Heartbreak was averted with the help of Brock Bierman, CEO and President of the non-profit Ukraine Focus.
“We work with if you will, the federal level, the state level, and a local level,” Bierman explained. “We cooperate with all three to make sure we’re working in collaboration, cooperation and communication so that we’re making sure we have a strategy in place that puts the assets in place exactly where they’re needed at the exact time they’re needed.”
He’ll deliver the ventilators and other donated supplies including ambulances to Ukraine. He is getting ready for his 12th trip since Russia’s February 2022 invasion.
“You weren’t kidding when you said ambulance,” PVA CEO Tony Hynes said as his employees helped Bierman load up an ambulance already filled with 200 police vests donated by the Syracuse PD. “I thought that was the term for the vehicle you were driving but it actually is an ambulance.”
New York State DEC Commissioner Basil Seggos has taken personal leave twice over the past year to help Brock deliver aid. Their most recent trip was to two orphanages.
“For me, just the orphanages really stuck out as something that was extraordinarily dire,” Seggos recalled. “You had these babies in cribs dozens of them, sometimes one crib after the next. It was largely Ukrainian women who had given up their lives to keep these kids alive and that showed me how a different part of the county pulled together to keep people alive and keep their country intact.”

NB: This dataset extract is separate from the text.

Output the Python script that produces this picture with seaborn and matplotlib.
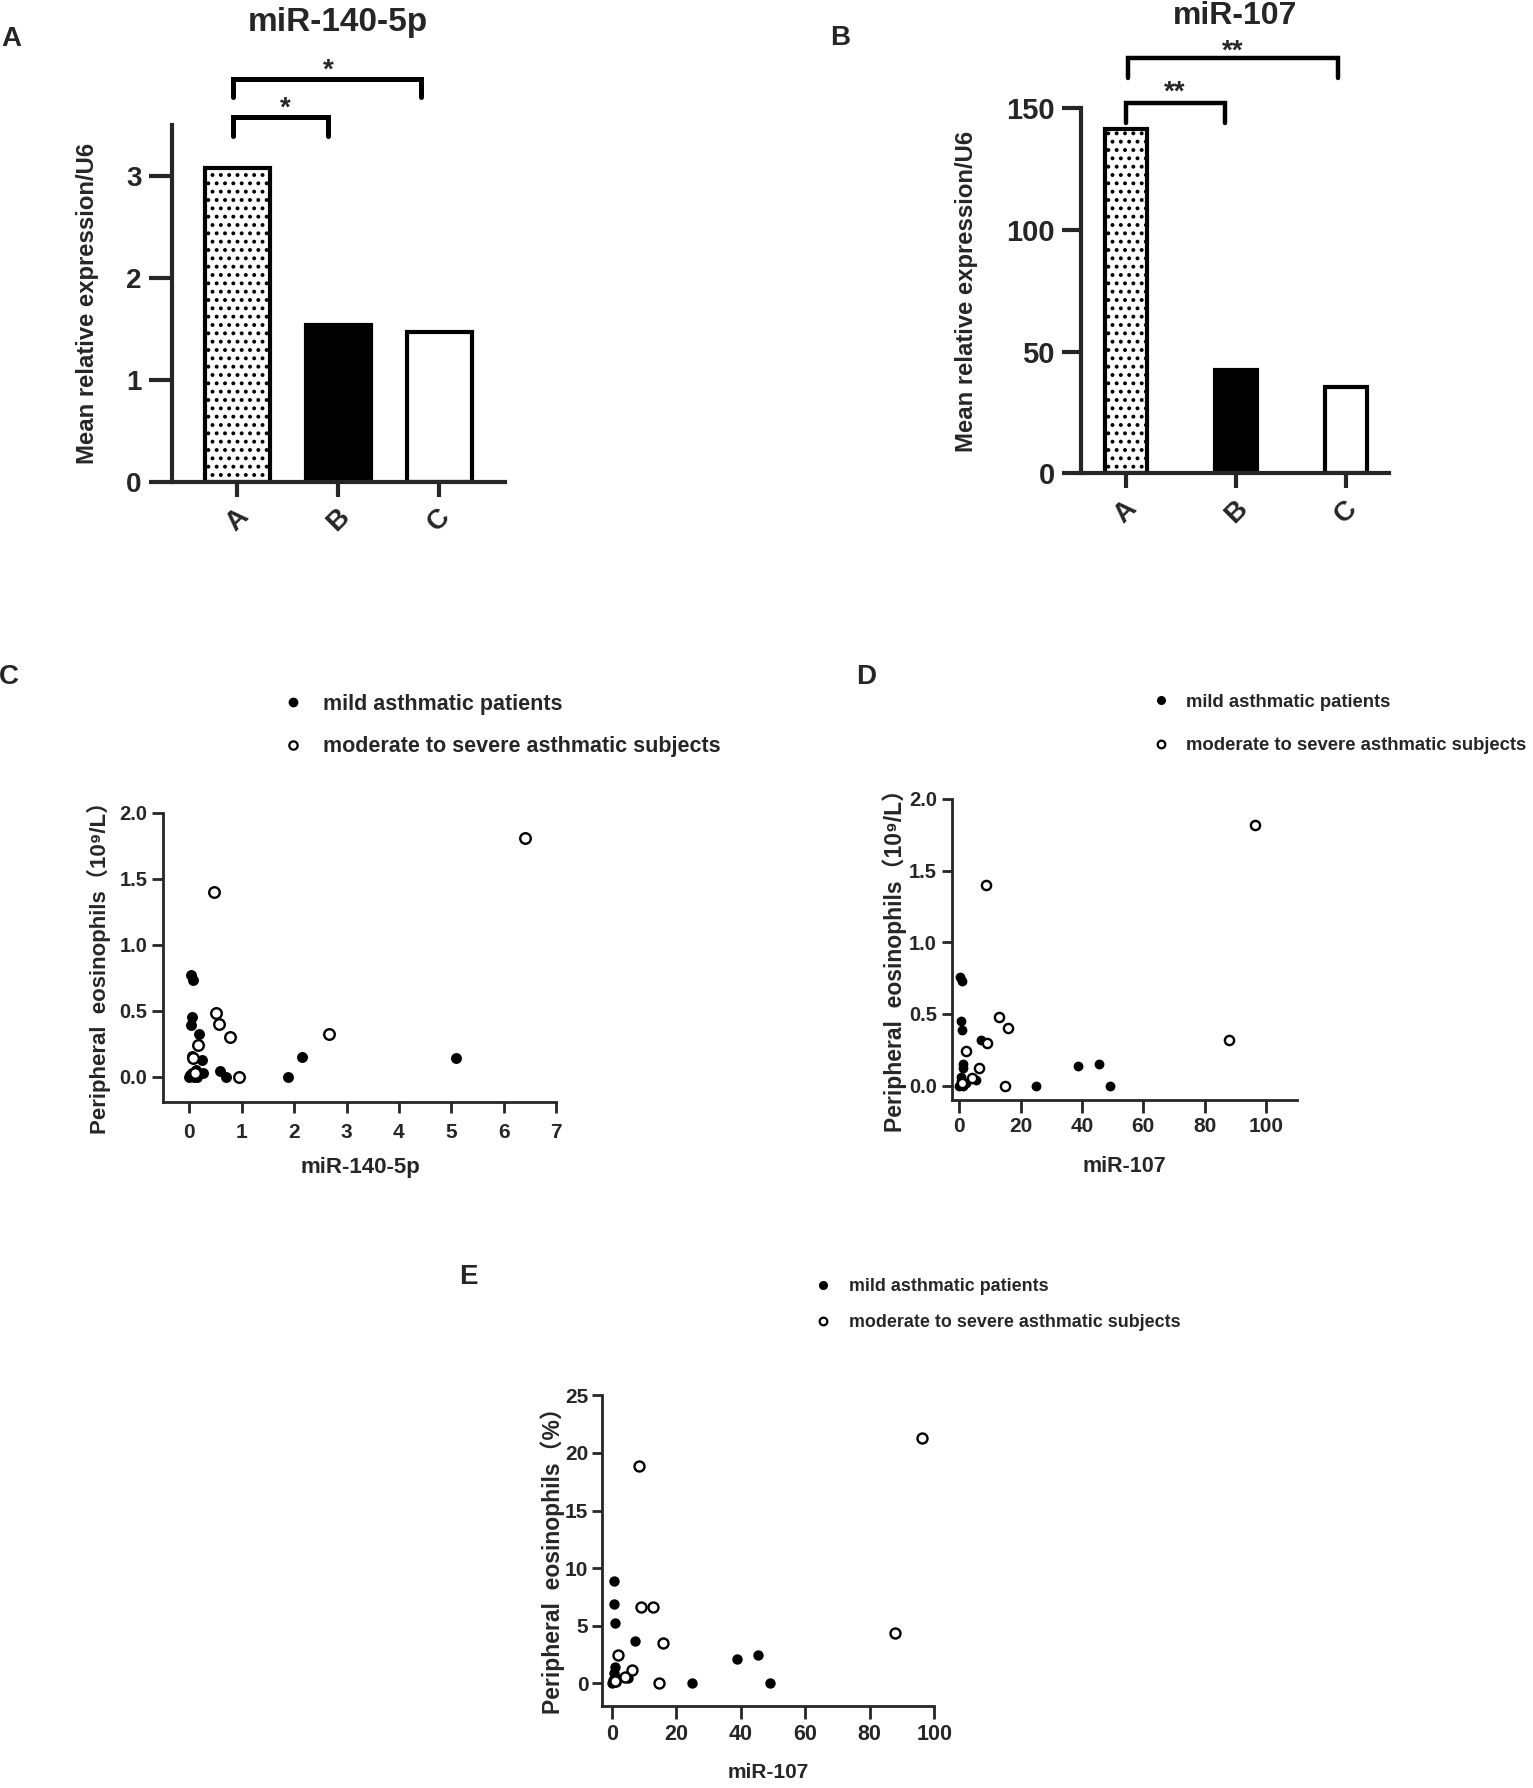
import matplotlib
matplotlib.use('Agg')
import pandas as pd
import matplotlib.pyplot as plt
import matplotlib.lines as mlines
import seaborn as sns
from matplotlib import font_manager

W, H = 1533, 1788

# bar panels (A, B)
groups = ['A', 'B', 'C']
mir140_means = [3.08, 1.54, 1.47]
mir107_means = [141.7, 42.4, 35.4]

# panel C: miR-140-5p vs eosinophils (10^9/L)
c_mild_x = [0.03, 0.06, 0.04, 0.03, 0.19, 0.24, 0.25, 0.59, 0.70, 1.88, 2.15, 5.10,
            0.00, 0.05, 0.08, 0.12, 0.02, 0.15, 0.05]
c_mild_y = [0.77, 0.73, 0.45, 0.39, 0.32, 0.13, 0.03, 0.04, 0.00, 0.00, 0.15, 0.14,
            0.00, 0.03, 0.00, 0.05, 0.01, 0.00, 0.16]
c_mod_x = [0.47, 6.40, 0.50, 0.57, 0.78, 0.16, 0.06, 0.94, 2.67, 0.10]
c_mod_y = [1.40, 1.81, 0.48, 0.40, 0.30, 0.24, 0.14, 0.00, 0.32, 0.03]

# panel D: miR-107 vs eosinophils (10^9/L)
d_mild_x = [0.2, 0.9, 0.5, 0.9, 7.1, 1.1, 1.3, 5.4, 24.9, 38.6, 45.4, 49.0,
            0.0, 0.4, 1.3, 2.0, 0.6]
d_mild_y = [0.76, 0.73, 0.45, 0.39, 0.32, 0.15, 0.12, 0.04, 0.00, 0.14, 0.15, 0.00,
            0.00, 0.03, 0.00, 0.02, 0.06]
d_mod_x = [8.6, 96.5, 13.0, 15.8, 9.1, 2.0, 6.4, 4.2, 15.0, 88.0, 1.0]
d_mod_y = [1.40, 1.82, 0.48, 0.40, 0.30, 0.24, 0.12, 0.05, 0.00, 0.32, 0.02]

# panel E: miR-107 vs eosinophils (%)
e_mild_x = [0.7, 0.7, 1.0, 7.2, 38.7, 45.5, 49.0, 24.9, 5.2, 0.0, 0.7, 1.0, 1.5, 0.5, 1.2]
e_mild_y = [8.9, 6.85, 5.26, 3.7, 2.08, 2.46, 0.0, 0.0, 0.43, 0.0, 0.87, 1.45, 0.43, 0.3, 0.1]
e_mod_x = [8.5, 96.1, 9.0, 12.9, 15.8, 2.1, 6.2, 4.1, 14.8, 87.9, 1.0]
e_mod_y = [18.85, 21.3, 6.65, 6.65, 3.47, 2.5, 1.16, 0.58, 0.0, 4.34, 0.2]

legend_labels = ['mild asthmatic patients', 'moderate to severe asthmatic subjects']

sns.set_style("ticks")
plt.rcParams['font.family'] = ['Liberation Sans', 'Noto Sans CJK SC', 'DejaVu Sans']
plt.rcParams['font.weight'] = 'bold'
plt.rcParams['axes.labelweight'] = 'bold'
plt.rcParams['hatch.linewidth'] = 1.6
plt.rcParams['hatch.color'] = 'black'

available = {f.name for f in font_manager.fontManager.ttflist}
if 'Liberation Sans Narrow' in available:
    NARROW = ['Liberation Sans Narrow', 'Noto Sans CJK SC', 'DejaVu Sans']
    nscale = 1.0
else:
    NARROW = ['Liberation Sans', 'Noto Sans CJK SC', 'DejaVu Sans']
    nscale = 0.82
REG = ['Liberation Sans', 'Noto Sans CJK SC', 'DejaVu Sans']

fig = plt.figure(figsize=(W / 100, H / 100), dpi=100)


def axes_px(L, T, R, B):
    ax = fig.add_axes([L / W, 1 - B / H, (R - L) / W, (B - T) / H])
    ax.box = (L, T, R, B)
    return ax


def label_at(ax, which, px, py, text, family, size):
    L, T, R, B = ax.box
    fx, fy = (px - L) / (R - L), (B - py) / (B - T)
    if which == 'y':
        ax.set_ylabel(text, family=family, fontsize=size, fontweight='bold')
        ax.yaxis.set_label_coords(fx, fy)
        ax.yaxis.label.set_va('center')
    else:
        ax.set_xlabel(text, family=family, fontsize=size, fontweight='bold')
        ax.xaxis.set_label_coords(fx, fy)
        ax.xaxis.label.set_va('center')


def fig_text(px, py, s, size, family=REG, **kw):
    fig.text(px / W, 1 - py / H, s, fontsize=size, family=family, fontweight='bold',
             ha='center', va='center', **kw)


def bracket(ax, x0, x1, ybot, ytop, lw):
    ax.plot([x0, x0, x1, x1], [ybot, ytop, ytop, ybot], color='black', lw=lw,
            clip_on=False, solid_capstyle='round', solid_joinstyle='miter')


def legend_at(ax, mx, tx, y1, y2, size, family, ms):
    fs = size * 100 / 72
    hl = 1.0
    left = mx - 0.5 * fs * hl
    pad = (tx - (left + hl * fs)) / fs
    row_h = fs * 0.91
    spacing = (y2 - y1 - row_h) / fs
    top = y1 - 0.42 * fs
    handles = [
        mlines.Line2D([], [], marker='o', ls='none', color='black', markersize=ms),
        mlines.Line2D([], [], marker='o', ls='none', markerfacecolor='white',
                      markeredgecolor='black', markeredgewidth=1.6, markersize=ms),
    ]
    ax.legend(handles=handles, labels=legend_labels, loc='upper left',
              bbox_to_anchor=(left / W, 1 - top / H), bbox_transform=fig.transFigure,
              frameon=False, borderpad=0, borderaxespad=0, handlelength=hl,
              handletextpad=pad, labelspacing=spacing,
              prop={'family': family, 'size': size, 'weight': 'bold'})


def bar_panel(ax, values, width, ylim, yticks, xlim, ylen, lw, tsize):
    sns.barplot(x=groups, y=values, hue=groups, palette=['white', 'black', 'white'],
                legend=False, width=width, saturation=1, edgecolor='black',
                linewidth=lw, errorbar=None, ax=ax)
    ax.patches[0].set_hatch('..')
    sns.despine(ax=ax)
    for s in ['left', 'bottom']:
        ax.spines[s].set_linewidth(3)
    ax.set_xlim(*xlim)
    ax.set_ylim(*ylim)
    ax.set_yticks(yticks, [str(t) for t in yticks], fontsize=tsize, family=REG,
                  fontweight='bold')
    ax.set_xticks([0, 1, 2], groups, fontsize=20, family=REG, fontweight='bold',
                  rotation=45, ha='center')
    ax.tick_params(axis='y', length=ylen, width=3, pad=5)
    ax.tick_params(axis='x', length=11, width=3, pad=5)
    ax.set_xlabel('')


def scatter_panel(ax, mx, my, ox, oy, s_fill, s_open, lw_spine):
    df_mild = pd.DataFrame({'x': mx, 'y': my})
    df_mod = pd.DataFrame({'x': ox, 'y': oy})
    sns.scatterplot(data=df_mild, x='x', y='y', color='black', s=s_fill, linewidth=0,
                    ax=ax, legend=False, clip_on=False, zorder=3)
    sns.scatterplot(data=df_mod, x='x', y='y', color='white', edgecolor='black',
                    linewidth=1.7, s=s_open, ax=ax, legend=False, clip_on=False, zorder=4)
    sns.despine(ax=ax)
    for s in ['left', 'bottom']:
        ax.spines[s].set_linewidth(lw_spine)


# ---------------- A ----------------
axA = axes_px(171.7, 125, 505, 481.7)
bar_panel(axA, mir140_means, 0.64, (0, 3.5), [0, 1, 2, 3], (-0.65, 2.65), 16.5, 3, 20)
bracket(axA, -0.04, 0.90, 3.39, 3.576, 3.6)
bracket(axA, -0.04, 1.82, 3.77, 3.95, 3.6)
axA.text(0.475, 3.66, '*', ha='center', va='center', fontsize=20, fontweight='bold',
         clip_on=False)
axA.text(0.90, 4.03, '*', ha='center', va='center', fontsize=20, fontweight='bold',
         clip_on=False)
label_at(axA, 'y', 87.8, 303, 'Mean relative expression/U6', NARROW, 20 * nscale + 0.8)
fig_text(338, 22, 'miR-140-5p', 24)
fig_text(11, 39, 'A', 20)

# ---------------- B ----------------
axB = axes_px(1081.3, 108.4, 1389, 473.3)
bar_panel(axB, mir107_means, 0.38, (0, 150), [0, 50, 100, 150], (-0.405, 2.39), 14, 3, 21)
bracket(axB, 0.0, 0.90, 143.8, 152.1, 3.2)
bracket(axB, 0.02, 1.925, 162.4, 170.6, 3.2)
axB.text(0.44, 156.5, '**', ha='center', va='center', fontsize=20, fontweight='bold',
         clip_on=False)
axB.text(0.97, 173.5, '**', ha='center', va='center', fontsize=20, fontweight='bold',
         clip_on=False)
label_at(axB, 'y', 966, 291, 'Mean relative expression/U6', NARROW, 20 * nscale + 0.8)
fig_text(1235, 16, 'miR-107', 23)
fig_text(840, 38, 'B', 20)

# ---------------- C ----------------
axC = axes_px(162.7, 812.7, 556, 1102.3)
scatter_panel(axC, c_mild_x, c_mild_y, c_mod_x, c_mod_y, 62, 58, 2.0)
axC.set_xlim(-0.51, 7)
axC.set_ylim(-0.194, 2.0)
yt = [0.0, 0.5, 1.0, 1.5, 2.0]
axC.set_yticks(yt, [f'{t:.1f}' for t in yt], fontsize=14.5, family=REG, fontweight='bold')
axC.set_xticks(range(8), [str(i) for i in range(8)], fontsize=15, family=REG,
               fontweight='bold')
axC.tick_params(axis='y', length=8, width=2, pad=3)
axC.tick_params(axis='x', length=8, width=2, pad=7)
label_at(axC, 'y', 99, 962, 'Peripheral  eosinophils（10\u2079/L）', REG, 16)
label_at(axC, 'x', 360, 1168, 'miR-140-5p', REG, 16)
legend_at(axC, 293, 322.8, 702.6, 743.7, 15.5, REG, 6)
fig_text(9, 677.5, 'C', 20)

# ---------------- D ----------------
axD = axes_px(951.7, 799, 1296.7, 1100)
scatter_panel(axD, d_mild_x, d_mild_y, d_mod_x, d_mod_y, 50, 44, 2.0)
axD.set_xlim(-2.5, 110)
axD.set_ylim(-0.10, 2.0)
axD.set_yticks(yt, [f'{t:.1f}' for t in yt], fontsize=14.5, family=NARROW,
               fontweight='bold')
xt = [0, 20, 40, 60, 80, 100]
axD.set_xticks(xt, [str(t) for t in xt], fontsize=15, family=NARROW,
               fontweight='bold')
axD.tick_params(axis='y', length=7.5, width=2, pad=3)
axD.tick_params(axis='x', length=9, width=2, pad=3.6)
label_at(axD, 'y', 895, 955, 'Peripheral  eosinophils（10\u2079/L）', REG, 16.5)
label_at(axD, 'x', 1124, 1167, 'miR-107', NARROW, 15.5)
legend_at(axD, 1161, 1186, 701.5, 744.8, 13.3, NARROW, 5.5)
fig_text(866, 677.5, 'D', 20)

# ---------------- E ----------------
axE = axes_px(602.3, 1395.3, 934.3, 1705.7)
scatter_panel(axE, e_mild_x, e_mild_y, e_mod_x, e_mod_y, 56, 52, 2.0)
axE.set_xlim(-2.9, 100)
axE.set_ylim(-1.94, 25)
ye = [0, 5, 10, 15, 20, 25]
axE.set_yticks(ye, [str(t) for t in ye], fontsize=15, family=NARROW,
               fontweight='bold')
axE.set_xticks(xt, [str(t) for t in xt], fontsize=15.5, family=NARROW,
               fontweight='bold')
axE.tick_params(axis='y', length=7.5, width=2, pad=2.5)
axE.tick_params(axis='x', length=9, width=2, pad=4)
label_at(axE, 'y', 553, 1555, 'Peripheral  eosinophils（%）', REG, 16.5)
label_at(axE, 'x', 768, 1773, 'miR-107', NARROW, 15)
legend_at(axE, 823.5, 848.6, 1285.5, 1320.8, 12.9, NARROW, 5.5)
fig_text(468.5, 1277.5, 'E', 20)

fig.savefig('out.png', dpi=100)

Seggos and Bierman bought supplies needed at the orphanages. They provided everything from stoves to clothing to food, before delivering the donated ambulances close to the front lines.
“On an otherwise very gray day the sun came out at that very moment,” Seggos shared as he pointed to a group picture where they held the Ukrainian flag. Lydia asked, “And how close were you to the front line there?” He replied, “Probably 2 kilometers. That was a very active location, Bakhmut just about 5 kilometers north.”
These ventilators may get even closer.
“Because of the size and because they’re lightweight it fits in an ambulance very well,” Hynes pointed out. “It can fit into a helicopter, or it can fit into an infantry vehicle very, very easily, it’s a nice device for battlefield use. It works every bit as well as and can keep somebody every bit as alive as a $30,000 ventilator.” Lydia noted, “Except instead of fighting the war on Covid it’s fighting a different …” “A different battle,” Tony said finishing her thought.
Different battles, but the same purpose, saving lives. That had driven the work at PVA from the start.
“That would boost the spirits of a lot of people here to know they were delivered,” Tony said hopefully, “that they were going to be used and we’re a part of that.”
And they in turn are boosting spirits half a world away.
“I can’t even begin to tell you how positive they are viewing our support and how much they need it,” Bierman said. “You really can’t get an understanding of the amount of destruction that goes on until you’re standing in the middle of a village that has been completely destroyed and people’s lives are sitting on the ground in pieces. Toys, china and pictures, there’s a foundation where a house used to be and families used to come together and now there’s literally nothing. What’s happening in Ukraine is generational and it’s tragic and I hope it ends soon.”
To help even more, instead of Brock flying over with the ventilators and other donated supplies, PVA CEO Tony Hynes shipped it all for him and it’s already being distributed by Ukraine Focus.